= Written instruction =
Repeat all of the material below exactly as written, images excluded.

# START OF Given information

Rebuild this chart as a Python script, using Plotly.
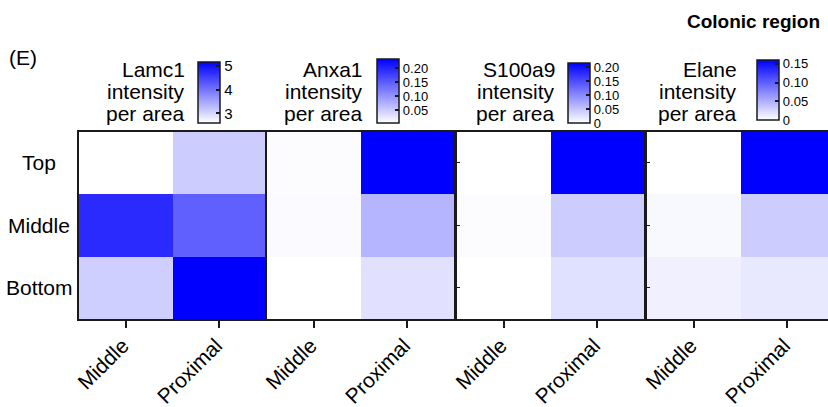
import plotly.graph_objects as go

W, H = 828, 407

# ---------------- data ----------------
regions = ["Middle", "Proximal"]          # x categories (colonic region)
levels = ["Top", "Middle", "Bottom"]      # y categories

markers = ["Lamc1", "Anxa1", "S100a9", "Elane"]

lamc1 = [[2.60, 3.11],
         [4.73, 4.19],
         [3.09, 5.15]]
anxa1 = [[0.0067, 0.232],
         [0.0076, 0.071],
         [0.0040, 0.031]]
s100a9 = [[0.0000, 0.215],
          [0.0024, 0.043],
          [0.0000, 0.026]]
elane = [[0.0000, 0.160],
         [0.0044, 0.032],
         [0.0094, 0.0144]]

values = [lamc1, anxa1, s100a9, elane]
zmins = [2.60, 0.004, 0.0, 0.0]
zmaxs = [5.15, 0.232, 0.215, 0.160]

lamc1_ticks = [3, 4, 5]
lamc1_ticktext = ["3", "4", "5"]
small_ticks = [0.0, 0.05, 0.10, 0.15, 0.20]
small_ticktext = ["0", "0.05", "0.10", "0.15", "0.20"]
tickvals_list = [lamc1_ticks, small_ticks, small_ticks, small_ticks]
ticktext_list = [lamc1_ticktext, small_ticktext, small_ticktext, small_ticktext]

title_lines = ["intensity", "per area"]
header = "Colonic region"
panel_label = "(E)"

# ---------------- layout helpers (pixels -> paper) ----------------
def px(x):
    return x / W

def py(y):
    return 1 - y / H

FONT = "Liberation Sans, Arial, sans-serif"
LINE = "#1a1a1a"

panel_x = [(79, 265), (267, 454), (457, 644), (647, 828)]
cell_w = 93.5
y_top, y_bot = 131.5, 319
cbar_x = [198, 377, 568, 757]
cbar_y = [(62, 123), (59, 123), (63, 123), (60, 120)]
title_right = [187, 365, 557, 739]
title_y = [69, 91, 113]

fig = go.Figure()
layout = dict(
    width=W, height=H,
    margin=dict(l=0, r=0, t=0, b=0, autoexpand=False),
    paper_bgcolor="white", plot_bgcolor="white",
    font=dict(family=FONT, color="black"),
    showlegend=False,
)
annotations = []

colorscale = [[0, "#ffffff"], [1, "#0000ff"]]

for i, name in enumerate(markers):
    n = "" if i == 0 else str(i + 1)
    x0, x1 = panel_x[i]
    xr_end = -0.5 + (x1 - x0) / cell_w
    cy0, cy1 = cbar_y[i]
    fig.add_trace(go.Heatmap(
        z=values[i], x=regions, y=levels,
        zmin=zmins[i], zmax=zmaxs[i],
        colorscale=colorscale,
        xaxis="x" + n, yaxis="y" + n,
        xgap=0, ygap=0,
        colorbar=dict(
            x=px(cbar_x[i]), xanchor="left", xpad=0,
            y=py((cy0 + cy1) / 2), yanchor="middle", ypad=0,
            len=cy1 - cy0, lenmode="pixels",
            thickness=22, thicknessmode="pixels",
            outlinewidth=1.5, outlinecolor=LINE,
            tickvals=tickvals_list[i], ticktext=ticktext_list[i],
            ticks="inside", ticklen=4, tickwidth=1.5, tickcolor=LINE,
            tickfont=dict(size=15 if i == 0 else 13, family=FONT),
        ),
    ))
    layout["xaxis" + n] = dict(
        domain=[px(x0), px(x1)], anchor="y" + n,
        type="category", range=[-0.5, xr_end], automargin=False,
        showline=True, mirror=True, linewidth=2, linecolor=LINE,
        ticks="outside", ticklen=7, tickwidth=2, tickcolor=LINE,
        tickangle=-45, tickfont=dict(size=21, family=FONT),
        ticklabelstandoff=-3, ticklabelshift=-3,
        showgrid=False, zeroline=False, fixedrange=True,
    )
    layout["yaxis" + n] = dict(
        domain=[py(y_bot), py(y_top)], anchor="x" + n,
        type="category", range=[2.5, -0.5], automargin=False,
        showline=True, mirror=(i < 3), linewidth=2, linecolor=LINE,
        showticklabels=False,
        ticks="" if i < 2 else "inside", ticklen=3, tickwidth=1, tickcolor=LINE,
        showgrid=False, zeroline=False, fixedrange=True,
    )
    # colorbar title (three tight lines, right aligned)
    for j, txt in enumerate([name] + title_lines):
        annotations.append(dict(
            text=txt, x=px(title_right[i]), y=py(title_y[j]),
            xref="paper", yref="paper", xanchor="right", yanchor="middle",
            showarrow=False, font=dict(size=21, family=FONT),
        ))

# row labels, centred at the left of the first panel
for lv in levels:
    annotations.append(dict(
        text=lv, x=px(39), y=lv, xref="paper", yref="y",
        xanchor="center", yanchor="middle", showarrow=False,
        font=dict(size=21, family=FONT),
    ))

annotations.append(dict(
    text="<b>" + header + "</b>", x=px(822), y=py(21), xref="paper", yref="paper",
    xanchor="right", yanchor="middle", showarrow=False,
    font=dict(size=19, family=FONT),
))
annotations.append(dict(
    text=panel_label, x=px(7), y=py(57), xref="paper", yref="paper",
    xanchor="left", yanchor="middle", showarrow=False,
    font=dict(size=21, family=FONT),
))

layout["annotations"] = annotations
fig.update_layout(**layout)
fig.write_html(
    "out.html",
    config={"displayModeBar": False},
    post_script="document.body.style.margin='0';document.body.style.overflow='hidden';",
)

# END OF Given information

= Task response =
Rebuild this chart as a Python script, using Plotly.
import plotly.graph_objects as go

W, H = 828, 407

# ---------------- data ----------------
regions = ["Middle", "Proximal"]          # x categories (colonic region)
levels = ["Top", "Middle", "Bottom"]      # y categories

markers = ["Lamc1", "Anxa1", "S100a9", "Elane"]

lamc1 = [[2.60, 3.11],
         [4.73, 4.19],
         [3.09, 5.15]]
anxa1 = [[0.0067, 0.232],
         [0.0076, 0.071],
         [0.0040, 0.031]]
s100a9 = [[0.0000, 0.215],
          [0.0024, 0.043],
          [0.0000, 0.026]]
elane = [[0.0000, 0.160],
         [0.0044, 0.032],
         [0.0094, 0.0144]]

values = [lamc1, anxa1, s100a9, elane]
zmins = [2.60, 0.004, 0.0, 0.0]
zmaxs = [5.15, 0.232, 0.215, 0.160]

lamc1_ticks = [3, 4, 5]
lamc1_ticktext = ["3", "4", "5"]
small_ticks = [0.0, 0.05, 0.10, 0.15, 0.20]
small_ticktext = ["0", "0.05", "0.10", "0.15", "0.20"]
tickvals_list = [lamc1_ticks, small_ticks, small_ticks, small_ticks]
ticktext_list = [lamc1_ticktext, small_ticktext, small_ticktext, small_ticktext]

title_lines = ["intensity", "per area"]
header = "Colonic region"
panel_label = "(E)"

# ---------------- layout helpers (pixels -> paper) ----------------
def px(x):
    return x / W

def py(y):
    return 1 - y / H

FONT = "Liberation Sans, Arial, sans-serif"
LINE = "#1a1a1a"

panel_x = [(79, 265), (267, 454), (457, 644), (647, 828)]
cell_w = 93.5
y_top, y_bot = 131.5, 319
cbar_x = [198, 377, 568, 757]
cbar_y = [(62, 123), (59, 123), (63, 123), (60, 120)]
title_right = [187, 365, 557, 739]
title_y = [69, 91, 113]

fig = go.Figure()
layout = dict(
    width=W, height=H,
    margin=dict(l=0, r=0, t=0, b=0, autoexpand=False),
    paper_bgcolor="white", plot_bgcolor="white",
    font=dict(family=FONT, color="black"),
    showlegend=False,
)
annotations = []

colorscale = [[0, "#ffffff"], [1, "#0000ff"]]

for i, name in enumerate(markers):
    n = "" if i == 0 else str(i + 1)
    x0, x1 = panel_x[i]
    xr_end = -0.5 + (x1 - x0) / cell_w
    cy0, cy1 = cbar_y[i]
    fig.add_trace(go.Heatmap(
        z=values[i], x=regions, y=levels,
        zmin=zmins[i], zmax=zmaxs[i],
        colorscale=colorscale,
        xaxis="x" + n, yaxis="y" + n,
        xgap=0, ygap=0,
        colorbar=dict(
            x=px(cbar_x[i]), xanchor="left", xpad=0,
            y=py((cy0 + cy1) / 2), yanchor="middle", ypad=0,
            len=cy1 - cy0, lenmode="pixels",
            thickness=22, thicknessmode="pixels",
            outlinewidth=1.5, outlinecolor=LINE,
            tickvals=tickvals_list[i], ticktext=ticktext_list[i],
            ticks="inside", ticklen=4, tickwidth=1.5, tickcolor=LINE,
            tickfont=dict(size=15 if i == 0 else 13, family=FONT),
        ),
    ))
    layout["xaxis" + n] = dict(
        domain=[px(x0), px(x1)], anchor="y" + n,
        type="category", range=[-0.5, xr_end], automargin=False,
        showline=True, mirror=True, linewidth=2, linecolor=LINE,
        ticks="outside", ticklen=7, tickwidth=2, tickcolor=LINE,
        tickangle=-45, tickfont=dict(size=21, family=FONT),
        ticklabelstandoff=-3, ticklabelshift=-3,
        showgrid=False, zeroline=False, fixedrange=True,
    )
    layout["yaxis" + n] = dict(
        domain=[py(y_bot), py(y_top)], anchor="x" + n,
        type="category", range=[2.5, -0.5], automargin=False,
        showline=True, mirror=(i < 3), linewidth=2, linecolor=LINE,
        showticklabels=False,
        ticks="" if i < 2 else "inside", ticklen=3, tickwidth=1, tickcolor=LINE,
        showgrid=False, zeroline=False, fixedrange=True,
    )
    # colorbar title (three tight lines, right aligned)
    for j, txt in enumerate([name] + title_lines):
        annotations.append(dict(
            text=txt, x=px(title_right[i]), y=py(title_y[j]),
            xref="paper", yref="paper", xanchor="right", yanchor="middle",
            showarrow=False, font=dict(size=21, family=FONT),
        ))

# row labels, centred at the left of the first panel
for lv in levels:
    annotations.append(dict(
        text=lv, x=px(39), y=lv, xref="paper", yref="y",
        xanchor="center", yanchor="middle", showarrow=False,
        font=dict(size=21, family=FONT),
    ))

annotations.append(dict(
    text="<b>" + header + "</b>", x=px(822), y=py(21), xref="paper", yref="paper",
    xanchor="right", yanchor="middle", showarrow=False,
    font=dict(size=19, family=FONT),
))
annotations.append(dict(
    text=panel_label, x=px(7), y=py(57), xref="paper", yref="paper",
    xanchor="left", yanchor="middle", showarrow=False,
    font=dict(size=21, family=FONT),
))

layout["annotations"] = annotations
fig.update_layout(**layout)
fig.write_html(
    "out.html",
    config={"displayModeBar": False},
    post_script="document.body.style.margin='0';document.body.style.overflow='hidden';",
)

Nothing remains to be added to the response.